On January 17, 1770, British soldiers sawed down a Liberty pole in response to a Sons of Liberty broadside (issued by Alexander McDougall) titled "To the Betrayed Inhabitants of the City and Colony of New York". The redcoats also responded by posting their own handbills which attacked the Sons of Liberty as "the real enemies of society" who "thought their freedom depended on a piece of wood".

On January 19, 1770 (6 weeks before the Boston Massacre), Isaac Sears and others tried to stop some soldiers from posting handbills. Sears captured some of the soldiers and marched his captives towards the mayor's office, while the rest of the British soldiers ran to the barracks to sound the alarm. A crowd of townsfolk arrived along with a score of soldiers. The soldiers were surrounded and badly outnumbered. Another squad of soldiers arrived and the officer gave the order "Soldiers, draw your bayonets and cut your way through them." More soldiers arrived and a group of officers arrived to disperse the soldiers before the situation got totally out of hand.

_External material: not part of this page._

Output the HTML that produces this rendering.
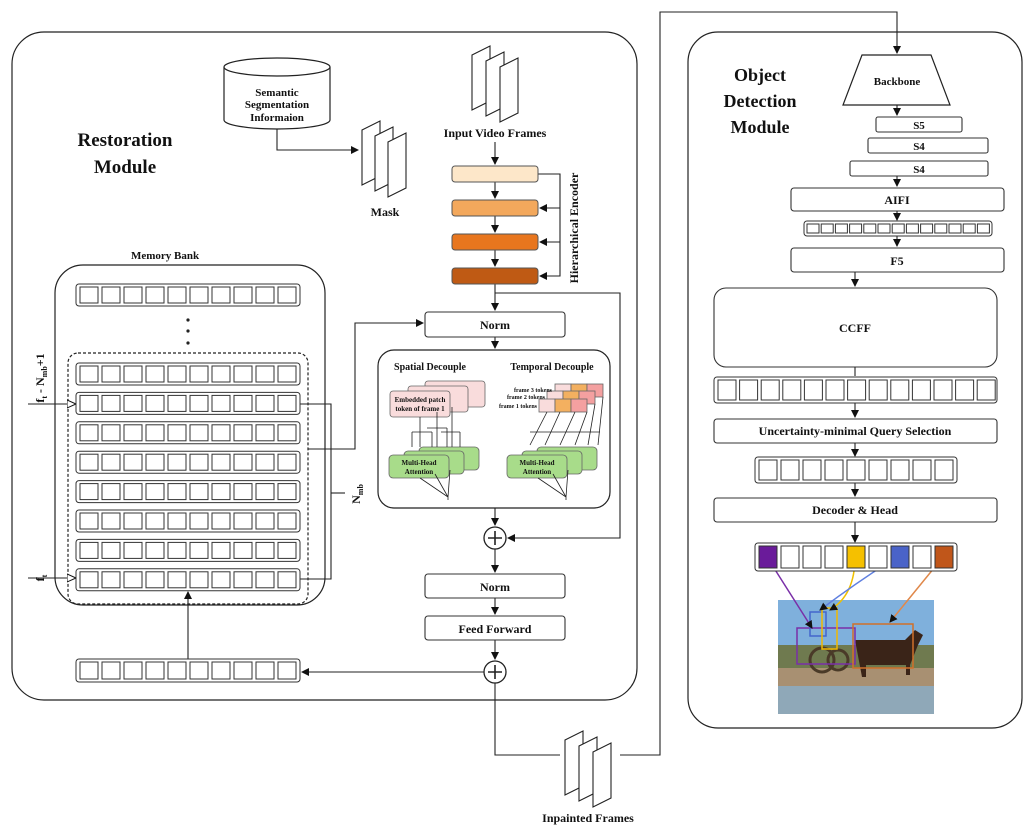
<!DOCTYPE html><html><head><meta charset="utf-8"><style>body{margin:0;background:#fff}svg{display:block}text{font-family:"Liberation Serif",serif;font-weight:bold;fill:#111}</style></head><body>
<svg id="s" width="1035" height="836" viewBox="0 0 1035 836" xmlns="http://www.w3.org/2000/svg">
<defs><marker id="a" markerWidth="8" markerHeight="8" refX="7" refY="4" orient="auto" markerUnits="userSpaceOnUse"><path d="M0,0 L8,4 L0,8z" fill="#111"/></marker>
<marker id="o" markerWidth="10" markerHeight="10" refX="9" refY="5" orient="auto" markerUnits="userSpaceOnUse"><path d="M0,1 L9,5 L0,9z" fill="#fff" stroke="#111"/></marker></defs>
<g fill="none" stroke="#222" stroke-width="1.2">
<rect x="12" y="32" width="625" height="668" rx="32"/>
<rect x="688" y="32" width="334" height="696" rx="30"/>
<rect x="55" y="265" width="270" height="340" rx="28"/>
<rect x="68" y="353" width="240" height="251" rx="10" stroke-dasharray="3,2"/>
<rect x="378" y="350" width="232" height="158" rx="16"/>
</g>
<text x="125" y="146" font-size="19" text-anchor="middle">Restoration</text>
<text x="125" y="173" font-size="19" text-anchor="middle">Module</text>
<text x="760" y="81" font-size="18" text-anchor="middle">Object</text>
<text x="760" y="107" font-size="18" text-anchor="middle">Detection</text>
<text x="760" y="133" font-size="18" text-anchor="middle">Module</text>
<!-- cylinder -->
<g stroke="#222" stroke-width="1.2" fill="#fff"><path d="M224,67 V120 A53,9 0 0 0 330,120 V67"/><ellipse cx="277" cy="67" rx="53" ry="9"/></g>
<text x="277" y="96" font-size="11" text-anchor="middle">Semantic</text>
<text x="277" y="108" font-size="11" text-anchor="middle">Segmentation</text>
<text x="277" y="121" font-size="11" text-anchor="middle">Informaion</text>
<g stroke="#222" fill="#fff" stroke-width="1.1">
<path d="M362,130 l18,-9 v55 l-18,9z"/><path d="M375,136 l18,-9 v55 l-18,9z"/><path d="M388,142 l18,-9 v55 l-18,9z"/>
<path d="M472,55 l18,-9 v55 l-18,9z"/><path d="M486,61 l18,-9 v55 l-18,9z"/><path d="M500,67 l18,-9 v55 l-18,9z"/>
<path d="M565,740 l18,-9 v55 l-18,9z"/><path d="M579,746 l18,-9 v55 l-18,9z"/><path d="M593,752 l18,-9 v55 l-18,9z"/>
</g>
<text x="385" y="216" font-size="12" text-anchor="middle">Mask</text>
<text x="495" y="137" font-size="12" text-anchor="middle">Input Video Frames</text>
<text x="588" y="822" font-size="12" text-anchor="middle">Inpainted Frames</text>
<g stroke="#222" fill="none" stroke-width="1.1">
<path d="M277,129 V150 H358" marker-end="url(#a)"/>
<path d="M495,142 V164" marker-end="url(#a)"/>
<path d="M495,182 V198" marker-end="url(#a)"/><path d="M495,216 V232" marker-end="url(#a)"/><path d="M495,250 V266" marker-end="url(#a)"/>
<path d="M495,284 V310" marker-end="url(#a)"/>
<path d="M538,174 H560 V276 H540" marker-end="url(#a)"/><path d="M560,208 H540" marker-end="url(#a)"/><path d="M560,242 H540" marker-end="url(#a)"/>
<path d="M495,293 H620 V538 H508" marker-end="url(#a)"/>
<path d="M495,337 V348" marker-end="url(#a)"/>
<path d="M495,508 V525" marker-end="url(#a)"/>
<path d="M495,549 V572" marker-end="url(#a)"/><path d="M495,598 V614" marker-end="url(#a)"/><path d="M495,640 V659" marker-end="url(#a)"/>
<path d="M484,672 H302" marker-end="url(#a)"/>
<path d="M188,659 V592" marker-end="url(#a)"/>
<path d="M495,683 V755 H560"/>
<path d="M620,755 H660 V12 H897 V53" marker-end="url(#a)"/>
<path d="M308,449 H355 V323 H423" marker-end="url(#a)"/>
<path d="M300,404 H331 V579 H300"/><path d="M331,493 H345"/>
<path d="M28,404 H76" marker-end="url(#o)"/><path d="M28,578 H76" marker-end="url(#o)"/>
</g>
<circle cx="495" cy="538" r="11" fill="#fff" stroke="#222" stroke-width="1.3"/><path d="M488,538h14M495,531v14" stroke="#222" stroke-width="1.6"/>
<circle cx="495" cy="672" r="11" fill="#fff" stroke="#222" stroke-width="1.3"/><path d="M488,672h14M495,665v14" stroke="#222" stroke-width="1.6"/>
<g stroke="#555" stroke-width="1">
<rect x="452" y="166" width="86" height="16" rx="3" fill="#fde7c9"/>
<rect x="452" y="200" width="86" height="16" rx="3" fill="#f3a85c"/>
<rect x="452" y="234" width="86" height="16" rx="3" fill="#e8761e"/>
<rect x="452" y="268" width="86" height="16" rx="3" fill="#bf5a14"/>
</g>
<text transform="translate(578,228) rotate(-90)" font-size="12" text-anchor="middle">Hierarchical Encoder</text>
<g fill="#fff" stroke="#333" stroke-width="1.1">
<rect x="425" y="312" width="140" height="25" rx="3"/><rect x="425" y="574" width="140" height="24" rx="3"/><rect x="425" y="616" width="140" height="24" rx="3"/>
</g>
<text x="495" y="329" font-size="12" text-anchor="middle">Norm</text>
<text x="495" y="591" font-size="12" text-anchor="middle">Norm</text>
<text x="495" y="633" font-size="12" text-anchor="middle">Feed Forward</text>
<!-- decouple -->
<text x="430" y="370" font-size="10" text-anchor="middle">Spatial Decouple</text>
<text x="552" y="370" font-size="10" text-anchor="middle">Temporal Decouple</text>
<g stroke="#666" stroke-width="0.8" fill="#f9dcdc">
<rect x="425" y="381" width="60" height="26" rx="3"/><rect x="408" y="386" width="60" height="26" rx="3"/><rect x="390" y="391" width="60" height="26" rx="3"/>
<rect x="419" y="447" width="60" height="23" rx="4" fill="#a8dc8a"/><rect x="404" y="451" width="60" height="23" rx="4" fill="#a8dc8a"/><rect x="389" y="455" width="60" height="23" rx="4" fill="#a8dc8a"/>
<rect x="537" y="447" width="60" height="23" rx="4" fill="#a8dc8a"/><rect x="522" y="451" width="60" height="23" rx="4" fill="#a8dc8a"/><rect x="507" y="455" width="60" height="23" rx="4" fill="#a8dc8a"/>
<rect x="555" y="384" width="16" height="13"/><rect x="571" y="384" width="16" height="13" fill="#f3b060"/><rect x="587" y="384" width="16" height="13" fill="#f4a0a0"/>
<rect x="547" y="391" width="16" height="13"/><rect x="563" y="391" width="16" height="13" fill="#f3b060"/><rect x="579" y="391" width="16" height="13" fill="#f4a0a0"/>
<rect x="539" y="399" width="16" height="13"/><rect x="555" y="399" width="16" height="13" fill="#f3b060"/><rect x="571" y="399" width="16" height="13" fill="#f4a0a0"/>
</g>
<text x="420" y="402" font-size="7" font-weight="normal" text-anchor="middle">Embedded patch</text>
<text x="420" y="411" font-size="7" font-weight="normal" text-anchor="middle">token of frame 1</text>
<text x="419" y="465" font-size="7" font-weight="normal" text-anchor="middle">Multi-Head</text>
<text x="419" y="474" font-size="7" font-weight="normal" text-anchor="middle">Attention</text>
<text x="537" y="465" font-size="7" font-weight="normal" text-anchor="middle">Multi-Head</text>
<text x="537" y="474" font-size="7" font-weight="normal" text-anchor="middle">Attention</text>
<text x="552" y="392" font-size="6" font-weight="normal" text-anchor="end">frame 3 tokens</text>
<text x="545" y="399" font-size="6" font-weight="normal" text-anchor="end">frame 2 tokens</text>
<text x="537" y="408" font-size="6" font-weight="normal" text-anchor="end">frame 1 tokens</text>
<g stroke="#222" stroke-width="0.8" fill="none">
<path d="M420,417V447M437,412V447M452,407V447M412,432H432M427,428H447M441,432H460M412,432V447M432,432V447M447,428V447M460,432V447"/>
<path d="M420,478 L448,497 M435,474 L448,497 M450,470 L448,497 V500"/>
<path d="M547,412 L530,445 M560,412 L545,445 M575,412 L560,445 M587,412 L575,445 M595,404 L588,445 M603,397 L598,445 M530,432 H600"/>
<path d="M538,478 L566,497 M553,474 L566,497 M568,470 L566,497 V500"/>
</g>
<text transform="translate(44,378) rotate(-90)" font-size="12" text-anchor="middle">f<tspan font-size="8" dy="3">t</tspan><tspan dy="-3"> - N</tspan><tspan font-size="8" dy="3">mb</tspan><tspan dy="-3">+1</tspan></text>
<text transform="translate(44,578) rotate(-90)" font-size="12" text-anchor="middle">f<tspan font-size="8" dy="3">t</tspan></text>
<text transform="translate(360,494) rotate(-90)" font-size="12" text-anchor="middle">N<tspan font-size="8" dy="3">mb</tspan></text>
<text x="131" y="259" font-size="11">Memory Bank</text>
<g fill="#222"><circle cx="188" cy="320" r="1.6"/><circle cx="188" cy="331" r="1.6"/><circle cx="188" cy="343" r="1.6"/></g>
<g id="cells" fill="#fff" stroke="#333" stroke-width="1"></g>
<!-- right -->
<path d="M862,55 H931 L950,105 H843z" fill="#fff" stroke="#222" stroke-width="1.2"/>
<text x="897" y="85" font-size="11" text-anchor="middle">Backbone</text>
<g fill="#fff" stroke="#333" stroke-width="1.1">
<rect x="876" y="117" width="86" height="15" rx="2"/><rect x="868" y="138" width="120" height="15" rx="2"/><rect x="850" y="161" width="138" height="15" rx="2"/>
<rect x="791" y="188" width="213" height="23" rx="3"/><rect x="791" y="248" width="213" height="24" rx="3"/>
<rect x="714" y="288" width="283" height="79" rx="12"/>
<rect x="714" y="419" width="283" height="24" rx="3"/><rect x="714" y="498" width="283" height="24" rx="3"/>
</g>
<text x="919" y="129" font-size="11" text-anchor="middle">S5</text>
<text x="919" y="150" font-size="11" text-anchor="middle">S4</text>
<text x="919" y="173" font-size="11" text-anchor="middle">S4</text>
<text x="897" y="204" font-size="12" text-anchor="middle">AIFI</text>
<text x="897" y="265" font-size="12" text-anchor="middle">F5</text>
<text x="855" y="332" font-size="12" text-anchor="middle">CCFF</text>
<text x="855" y="435" font-size="12" text-anchor="middle">Uncertainty-minimal Query Selection</text>
<text x="855" y="514" font-size="12" text-anchor="middle">Decoder &amp; Head</text>
<g stroke="#222" fill="none" stroke-width="1.1">
<path d="M897,105V115" marker-end="url(#a)"/><path d="M897,176V186" marker-end="url(#a)"/><path d="M897,211V220" marker-end="url(#a)"/><path d="M897,236V246" marker-end="url(#a)"/><path d="M855,272V286" marker-end="url(#a)"/><path d="M855,367V376"/><path d="M855,403V417" marker-end="url(#a)"/><path d="M855,443V456" marker-end="url(#a)"/><path d="M855,483V496" marker-end="url(#a)"/><path d="M855,522V542" marker-end="url(#a)"/>
</g>
<!-- image -->
<rect x="778" y="600" width="156" height="114" fill="#7fb0dc"/>
<rect x="778" y="645" width="156" height="30" fill="#6f7a4f"/>
<rect x="778" y="668" width="156" height="18" fill="#a89072"/>
<rect x="778" y="686" width="156" height="28" fill="#8fa8b8"/>
<path d="M855,640 h50 l10,-10 l8,5 l-5,10 l-8,20 v10 h-4 v-10 h-40 v12 h-4z" fill="#3a2418"/>
<circle cx="822" cy="660" r="12" fill="none" stroke="#4a3a28" stroke-width="3"/><circle cx="838" cy="660" r="10" fill="none" stroke="#4a3a28" stroke-width="3"/>
<g fill="none" stroke-width="1.5">
<rect x="797" y="628" width="58" height="36" stroke="#7a2fa8"/><rect x="810" y="612" width="16" height="24" stroke="#4466cc"/><rect x="822" y="608" width="15" height="41" stroke="#f0b800"/><rect x="853" y="624" width="60" height="44" stroke="#d0702a"/>
<path d="M767,557 L812,628" stroke="#7a2fa8" marker-end="url(#a)"/><path d="M855,557 Q855,595 830,610" stroke="#f0c000" marker-end="url(#a)"/><path d="M897,557 Q860,580 820,610" stroke="#6080e0" marker-end="url(#a)"/><path d="M943,557 L890,622" stroke="#e0884a" marker-end="url(#a)"/>
</g>
<g id="cells2" fill="#fff" stroke="#333" stroke-width="1"></g>
</svg>
<script>
var N="http://www.w3.org/2000/svg";
function row(g,x,y,w,h,n,cw,pitch,pad,fills){var r=document.createElementNS(N,"rect");r.setAttribute("x",x);r.setAttribute("y",y);r.setAttribute("width",w);r.setAttribute("height",h);r.setAttribute("rx",3);g.appendChild(r);
for(var i=0;i<n;i++){var c=document.createElementNS(N,"rect");c.setAttribute("x",x+pad+i*pitch);c.setAttribute("y",y+3);c.setAttribute("width",cw);c.setAttribute("height",h-6);if(fills&&fills[i])c.setAttribute("fill",fills[i]);g.appendChild(c);}}
var g=document.getElementById("cells");
row(g,76,284,224,22,10,18,22,4);
for(var k=0;k<8;k++)row(g,76,363+k*29.4,224,22,10,18,22,4);
row(g,76,659,224,23,10,18,22,4);
var h=document.getElementById("cells2");
row(h,804,221,188,15,13,12,14.2,3);
row(h,714,377,283,26,13,18,21.6,4);
row(h,755,457,202,26,9,18,22,4);
row(h,755,543,202,28,9,18,22,4,["#6a1b9a",0,0,0,"#f5c000",0,"#4a63c8",0,"#c0561a"]);
</script>
</body></html>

Several of the soldiers were badly bruised and one a had a serious wound. Some of the townsfolk were wounded and one had been fatally stabbed.

The Battle of Golden Hill or Gouden Bergh (Dutch) was noteworthy because it was the first blood of the American Revolution.

It was said that this event brought a rise in tensions especially for those in Boston. Six weeks later, the "Boston Massacre" occurred.

Another good source is at The Battle for New York site, here.

I'd heard from various "historians" that New York, especially NYC, sympathized with the British, and dragged their feet when it came to liberty. Not so!

A replica of the Liberty Pole stands at what is now known as City Hall Park. There were many such poles erected in New York between 1766-1776. That would be a great place to visit!

1 remarks

Interesting post.

Take it from somebody who was there. ;) Those British were nasty as red hornets -- no blarney there. It's a good thing they didn't recognize my face; it would have been difficult to serve as a Culper spy (I think I can say that now, without endangering my neck)!

Us New-Yorkers slow to accept national independence?! Well, those Tories may have cast large shadows over my fellow patriots and myself, but if anyone was slow to realize independence, it was Congress! ...
But then, why does that surprise me?